Friday, January 13, 2017

My Grandmother Asked Me to Tell You She’s Sorry: A Book Review

by Taylor Patskanick

This poignant story by Fredrik Backman often defies reality in the pursuit of celebrating the diversity of human experiences.

Elsa, an extraordinary seven-year-old, is something of an outsider among her peers; and Granny, an eccentric 77-year-old, is her best friend and superhero.

Granny tells Elsa nightly bedtime fairytales about the Land of Almost-Awake and its legendary six kingdoms in a wardrobe that seems to grow with Elsa inside of Granny’s apartment. But when Granny loses her battle with cancer, Elsa is tasked with the adventure of a lifetime to deliver apology letters from Granny to others from throughout her life. 

Gradually, Elsa meets many new friends in her apartment building with characteristics and histories that mirror the stories she has heard from the Land of Almost-Awake. 

Meet Alf, a cantankerous cab driver; Britt-Marie, the fussy leader of the “leaseholder’s association;” the Monster, a soft-hearted germaphobe; and a wurse, a bizarre creature that loves chocolate. 

Those are just a few of the acquaintances Elsa befriends. Not only do these new friends help Elsa fill the hollowness of Granny’s death, but they become important allies when their apartment building is threatened by an enemy likened to a fearsome dragon in the Land of Almost-Awake.

Backman’s words are whimsical and charismatic, highlighting the complexity of our greatest social concerns today - bullying, domestic violence, feminism, mental illness, grief, loss and more. 

The intersection of Granny’s past and Elsa’s present through the fairytales will captivate and enchant you - reminding us of the need for empathy in understanding others' experiences of others, while showing the limitless power of the grandmother-grandchild relationship.

Backman’s quirky writing style might take some adjusting too, but I enjoyed experiencing life through the eyes of a 7- going on 8-year-old, though the fairytales are also meant for adults. 

As we grow up and life becomes complicated, we think we have to let go of our heroes from childhood stories. Backman pushes back against these ideas, proposing that perhaps life does not have to be this way. 

Elsa and Granny’s story is one example of how generations connect through stories.

Let’s continue the conversation:

How has intergenerational storytelling influenced your life or your family?
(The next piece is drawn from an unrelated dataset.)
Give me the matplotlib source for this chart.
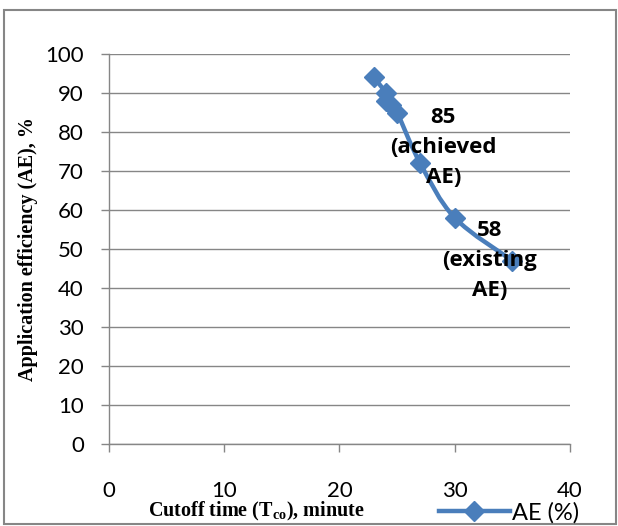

Taylor is an MSW/MPH candidate at the George Warren Brown School of Social Work at Washington University in St. Louis. She is also a Master’s Research Fellow in Aging with the Friedman Center for Aging at Washington University’s Institute for Public Health.


Anonymous said...

A very nice review of the book. Now, I am going to pick up a copy. Everytime I go to the bookstore, I have picked it up and put it down. But Taylor's review has sold me.